Wild chases occur everywhere — land, air and sea — and the climax, set in the Roman Coliseum, unabashedly mixes such elements as a mine field, a baby in peril and a menacing Bengal tiger.
Cliche-ridden yarn stays completely within the conventions of actioners. Jack Quinn (Van Damme) is the reluctant hero, a top counter-terrorist who wishes to quit the spy game and settle into blissful domesticity. On the eve of his final mission, he misses his target — the terrorist Stavros (Rourke) — and as a punishment is sent to the Colony, a “think tank” for spies who are too dangerous to be set free, but too worthwhile to kill.
Stavros, who in an earlier confrontation lost his son, vows to take vengeance on Quinn’s pregnant wife (and, later, his newborn child). In an unlikely turn of events, Quinn joins forces with Yaz (Rodman), an ostentatious weapons dealer who, tough as he is, sports brightly dyed hair, big earrings, colorful tattoos and piercings. In the manner of most actioners, the bizarre duo form their own army, insisting that they don’t belong to any nation and don’t play by the rules.
Making his American debut, Hark is deservedly one of the most acclaimed Hong Kong filmmakers, with over 50 features to his credit, including the international hits “A Better Tomorrow,” “Peking Opera Blues” and “Once Upon a Time in China.”

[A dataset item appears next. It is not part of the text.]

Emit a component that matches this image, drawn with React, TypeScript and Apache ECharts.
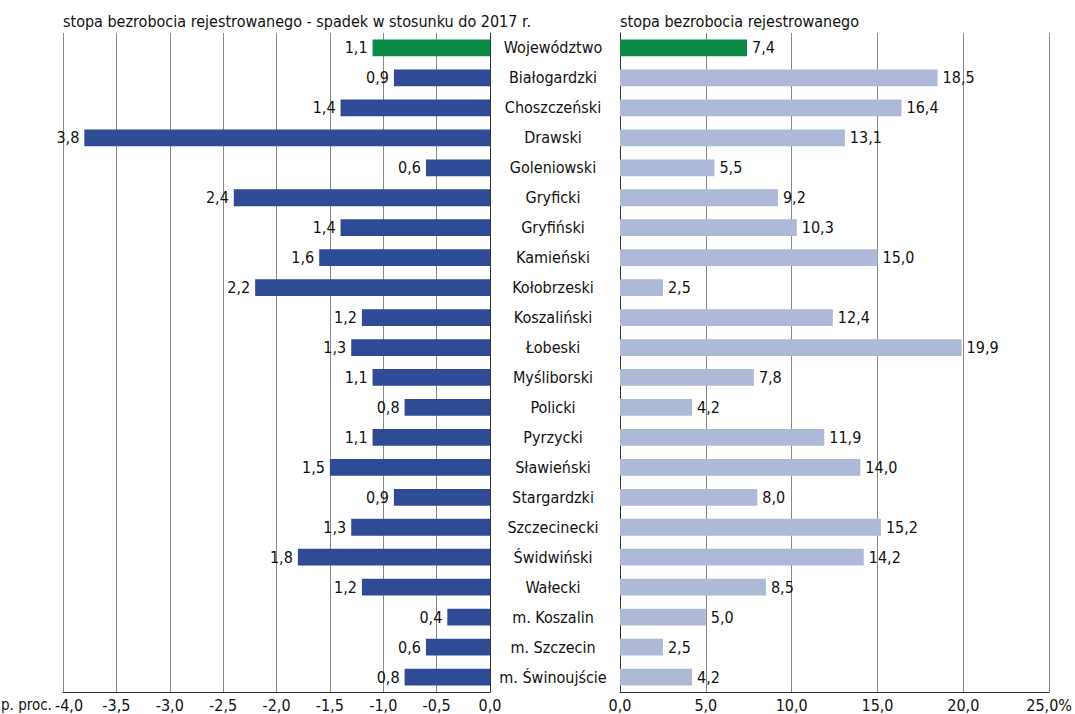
import React, { useEffect, useRef } from "react";
import * as echarts from "echarts";

const categories = [
  "Województwo", "Białogardzki", "Choszczeński", "Drawski", "Goleniowski", "Gryficki",
  "Gryfiński", "Kamieński", "Kołobrzeski", "Koszaliński", "Łobeski", "Myśliborski",
  "Policki", "Pyrzycki", "Sławieński", "Stargardzki", "Szczecinecki", "Świdwiński",
  "Wałecki", "m. Koszalin", "m. Szczecin", "m. Świnoujście",
];
const decline = [1.1, 0.9, 1.4, 3.8, 0.6, 2.4, 1.4, 1.6, 2.2, 1.2, 1.3, 1.1, 0.8, 1.1, 1.5, 0.9, 1.3, 1.8, 1.2, 0.4, 0.6, 0.8];
const rate = [7.4, 18.5, 16.4, 13.1, 5.5, 9.2, 10.3, 15.0, 2.5, 12.4, 19.9, 7.8, 4.2, 11.9, 14.0, 8.0, 15.2, 14.2, 8.5, 5.0, 2.5, 4.2];
const leftTitle = "stopa bezrobocia rejestrowanego - spadek w stosunku do 2017 r.";
const rightTitle = "stopa bezrobocia rejestrowanego";
const unitLabel = "p. proc.";

const FONT = "'DejaVu Sans Condensed', 'Liberation Sans Narrow', sans-serif";
const GREEN = "#0a8a45";
const DARK = "#2f4b95";
const LIGHT = "#aeb9d8";
const fmt = (v: number) => Math.abs(v).toFixed(1).replace(".", ",");

export default function App() {
  const ref = useRef<HTMLDivElement>(null);
  useEffect(() => {
    document.body.style.margin = "0";
    const chart = echarts.init(ref.current!, null, { renderer: "svg" });
    const axisText = { color: "#111", fontFamily: FONT, fontSize: 16 };
    chart.setOption({
      animation: false,
      textStyle: { fontFamily: FONT },
      grid: [
        { left: 63, right: 585, top: 33, bottom: 22 },
        { left: 620, right: 23, top: 33, bottom: 22 },
      ],
      xAxis: [
        {
          gridIndex: 0, type: "value", min: -4, max: 0, interval: 0.5,
          axisLine: { show: true, lineStyle: { color: "#333" } },
          axisTick: { show: false },
          splitLine: { show: true, lineStyle: { color: "#888" } },
          axisLabel: {
            ...axisText, margin: 5,
            formatter: (v: number) => {
              const s = v.toFixed(1).replace(".", ",");
              return v === -4 ? `{first|${s}}` : s;
            },
            rich: { first: { ...axisText, padding: [0, 0, 0, 12] } },
          },
        },
        {
          gridIndex: 1, type: "value", min: 0, max: 25, interval: 5,
          axisLine: { show: true, lineStyle: { color: "#333" } },
          axisTick: { show: false },
          splitLine: { show: true, lineStyle: { color: "#888" } },
          axisLabel: {
            ...axisText, margin: 5,
            formatter: (v: number) => v.toFixed(1).replace(".", ",") + (v === 25 ? "%" : ""),
          },
        },
      ],
      yAxis: [
        {
          gridIndex: 0, type: "category", data: categories, inverse: true, position: "right",
          axisLine: { show: true, lineStyle: { color: "#333" } },
          axisTick: { show: false },
          axisLabel: { ...axisText, align: "center", margin: 63 },
        },
        {
          gridIndex: 1, type: "category", data: categories, inverse: true,
          axisLine: { show: true, lineStyle: { color: "#333" } },
          axisTick: { show: false },
          axisLabel: { show: false },
        },
      ],
      series: [
        {
          type: "bar", xAxisIndex: 0, yAxisIndex: 0, barWidth: "56%",
          data: decline.map((v, i) => ({ value: -v, itemStyle: { color: i === 0 ? GREEN : DARK } })),
          label: { show: true, position: "left", distance: 5, ...axisText, formatter: (p: any) => fmt(p.value) },
        },
        {
          type: "bar", xAxisIndex: 1, yAxisIndex: 1, barWidth: "56%",
          data: rate.map((v, i) => ({ value: v, itemStyle: { color: i === 0 ? GREEN : LIGHT } })),
          label: { show: true, position: "right", distance: 5, ...axisText, formatter: (p: any) => fmt(p.value) },
        },
      ],
      graphic: [
        { type: "text", left: 63, top: 13, style: { text: leftTitle, fill: "#111", font: `16px ${FONT}` } },
        { type: "text", left: 620, top: 13, style: { text: rightTitle, fill: "#111", font: `16px ${FONT}` } },
        { type: "text", left: 1, top: 697, style: { text: unitLabel, fill: "#111", font: `15px ${FONT}` } },
      ],
    });
    return () => chart.dispose();
  }, []);
  return <div ref={ref} style={{ width: 1075, height: 714 }} />;
}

He has no problem applying his specialty — kaleidoscopic, kinetic adventure marked by frenzied action and tongue-in-cheek tone — to this picture, but he seems stranded by its formulaic constraints. As a result, “Double Team” becomes a marathon of destructive effects and stock characters, wobbling between high-adrenaline bang-bang and wan slapstick, with a lot of bad moments in between.
The multi-colored, multi-accented cast considerably helps overcome the routine components. At home in the center of a movie that is simultaneously an actioner, pulp fiction and comic book, Van Damme delivers a stronger and more vibrant performance than in his last couple of outings.
Media sensation Rodman gets most of the funny lines, which he spouts with abundant ease. As the deadly mercenary, Rourke, who hasn’t been seen in a high-profile American movie in some time, takes his job a tad too seriously, making for a hatefully seedy villain of the old school.
Beautiful French actress Natacha Lindinger has nothing to do but smile as Quinn’s wife, and later express fear when captured by Stavros. Paul Freeman, as the Colony guardian; Jay Benedict, as Quinn’s CIA boss; and boxing champion Rob Diem, as another exiled terrorist, add much necessary shading to the proceedings.
Physically, the movie is more impressive than previous Van Damme enterprises, including “Hard Target,” which was helmed by Hong Kong master (and Hark rival) John Woo. Marek Dobrowolski’s picturesque production design, Peter Pau’s sharp widescreen lensing of carefully chosen international locations and, above all, editor Bill Pankow’s highly energetic pacing contribute to an intermittently diverting movie, in which the exhilarating action (designed by stunt coordinator Charles Picerni) amounts to no more than 20 minutes of the running time but may be worth the price of admission.